The Trip of a Lifetime

Botanisk Have; Copenhagen Botanical Garden, Denmark


“You are so lucky!”  “It’s going to be the trip of a lifetime.”  “I’m so jealous of you.”  “I wish I could do that.”  

These are a few of the most common responses I get when telling someone our plans of leaving our jobs and everyday lives to travel the world.  What’s ironic is that I’ve most likely spoken some of those very words in the past when meeting travelers who told me the exact same thing.  

Off the beaten path, Iceland

Ever since the decision was made, however, I have found these thoughts to all be unfounded.  Let’s start with the first one.  How are we lucky?  We didn’t win the lottery.  We don’t have an inheritance or six figure salaries.  Making this dream of travelling the world long term a reality took a lot of work and sacrifices.  There have been no purchases of clothing or materialistic “things”.  Cups of coffee have been cut down to once a week.  I’ve been that guy walking into Chipotle for the sole purpose of grabbing enough napkins to last me a month.  I’ve packed peanut butter and jelly sandwiches for lunch day in and day out.  I cook at home and have cut down on eating out and spending a lot out at the bars.  We’ve signed up for multiple airline credit cards that offered bonus miles to help us save on flights (more on that topic here).  We both have sold furniture and odds and ends on eBay and Craigslist to bank some extra cash.  We are both moving in with our parents for a few months to save some extra money as well.  Every dollar saved will make the journey last longer.  Saving a few dollars may not seem like a lot, but that few dollars really stretches in places like Southeast Asia.  For those with student loans, I had that burden on my shoulders as well, and understand the pain.  I lived home until I was 27.  I lived within my means, and developed a budget that I have stuck to for years on end.  I credit this with my ability to pay off over $60k in student loans and becoming debt-free, leading to the saving of enough money to make this happen.  

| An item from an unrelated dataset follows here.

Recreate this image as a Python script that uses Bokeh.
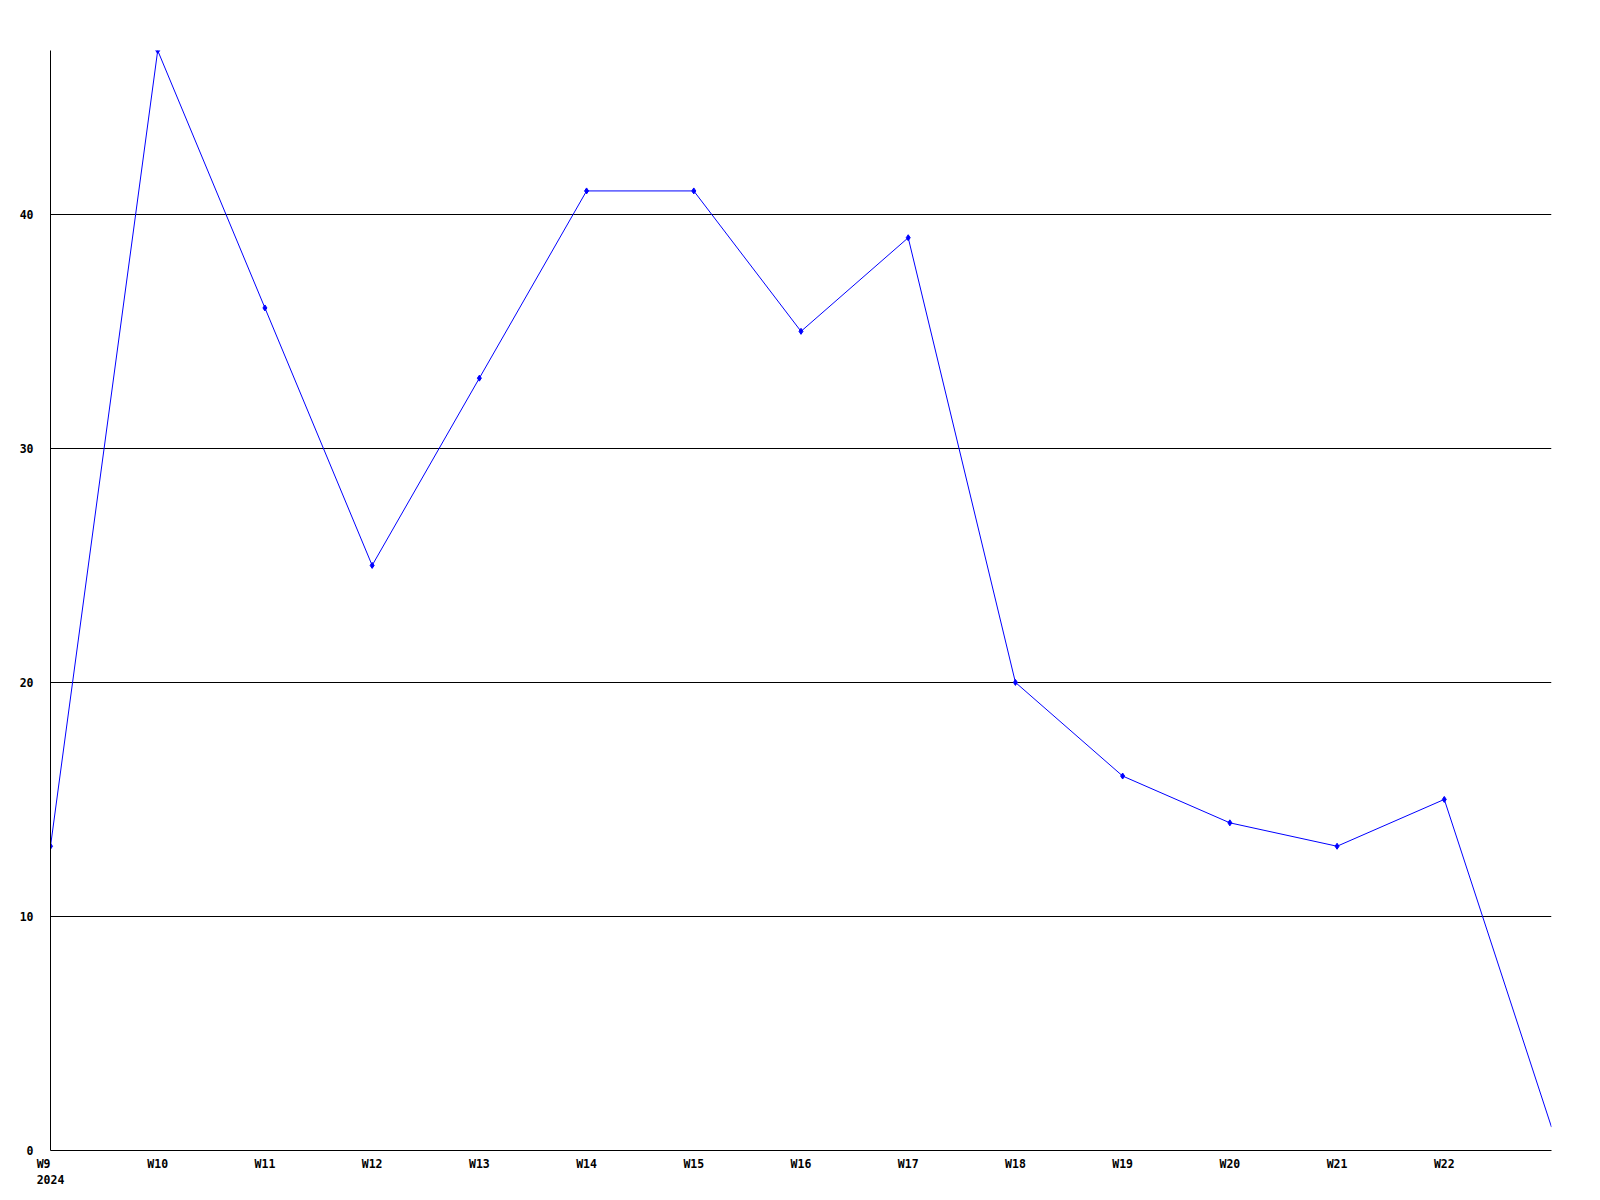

Soaking in Seljalandsfoss, Iceland

When I hear the words “trip of a lifetime”, I struggle to understand.  For some people, I guess there is a trip of a lifetime.  When you embark on the path of a marriage, house and kids, life has a way of moving at an accelerated pace I suppose.  For a lot of people, maybe that 2 month trip in Europe after college becomes their “trip of a lifetime”, as their focus in life turns to work and kids.  A lot of people just delay travel for a day not promised in the distant future, such as retirement.  Why wait for a day that may never come…why not go now when you’re young and able?  Do you want to wait until you have a bad back to hike up to Machu Picchu?  Are you going to have the desire to get on a 14 hour flight across the globe when you are in your 70s?  You can always make more money.  You will never get your youth or your time back.  This is our reasoning at least.  Every single trip I’ve planned and told people about, I have heard those words, “trip of a lifetime.”  I always think to myself, I will never have a trip of a lifetime, rather, I’ll have a lifetime of trips.  This journey is not to get the travel “out of our systems.”  Travel is part of who we are, and will be forever.  

Hiking above Skógafoss, Iceland

The bottom line is this took sacrifice.  This took dedication and focus with a goal in mind.  If there is any point to be taken from this, it’s that if you really want to travel the world long term, you probably can do it.  In fact, I believe this applies to almost anything in life…just substitute travel for going to school to be a teacher or lawyer.  Or learning a new language.  I think coincidentally, the decision to travel the world has taught me a valuable lesson before even boarding on our first flights from NYC.  It has taught me that nothing is really as far out of reach as it seems.  If you truly want something bad enough, you will make the sacrifices and you will maintain the focus and dedication necessary to make it happen.


So no, we are not lucky.  We chose to do this.  Instead of buying watches, or taking out a loan on a car, or hitting the clubs and bars every weekend, we chose to make other decisions with our money.  We value experiences over possessions, and thus aligned our spending habits based on these priorities.  So perhaps you can be jealous, or wish you could do this, but most likely you can if you truly wanted to.  And no matter if travel is what you are seeking, or whether it is something else, I hope you go out there and grab whatever it is you want out of life that seems too far out of reach.  I hope our story inspires others.  We worked hard for this and it just shows that if you put in the work, you can do amazing things.  And just know that the road won’t be all cocktails and beautiful beaches.  We will be doing laundry, sometimes in hostel sinks surrounded by 20 roommates in our dorm.  Sleeping and bathroom situations will be in constant flux.  Living out of a 60L pack will be trying.  Language barriers will exist in some places.  We will need to navigate in foreign lands, apply for visas on the go, and live with a budget in mind, meaning lots of cooking our own meals in hostels or while we are staying with Couchsurfers.  So the sacrifices will continue on the road, but we both believe they will be well worth it.  This journey is going to be one of the special moments in both of our lives, and surely will be an adventure which we will never regret.

I guess you could say it kind of is the trip of a lifetime.  Our next of many trips of a lifetime.  Or to put it better, our next trip in a lifetime of trips.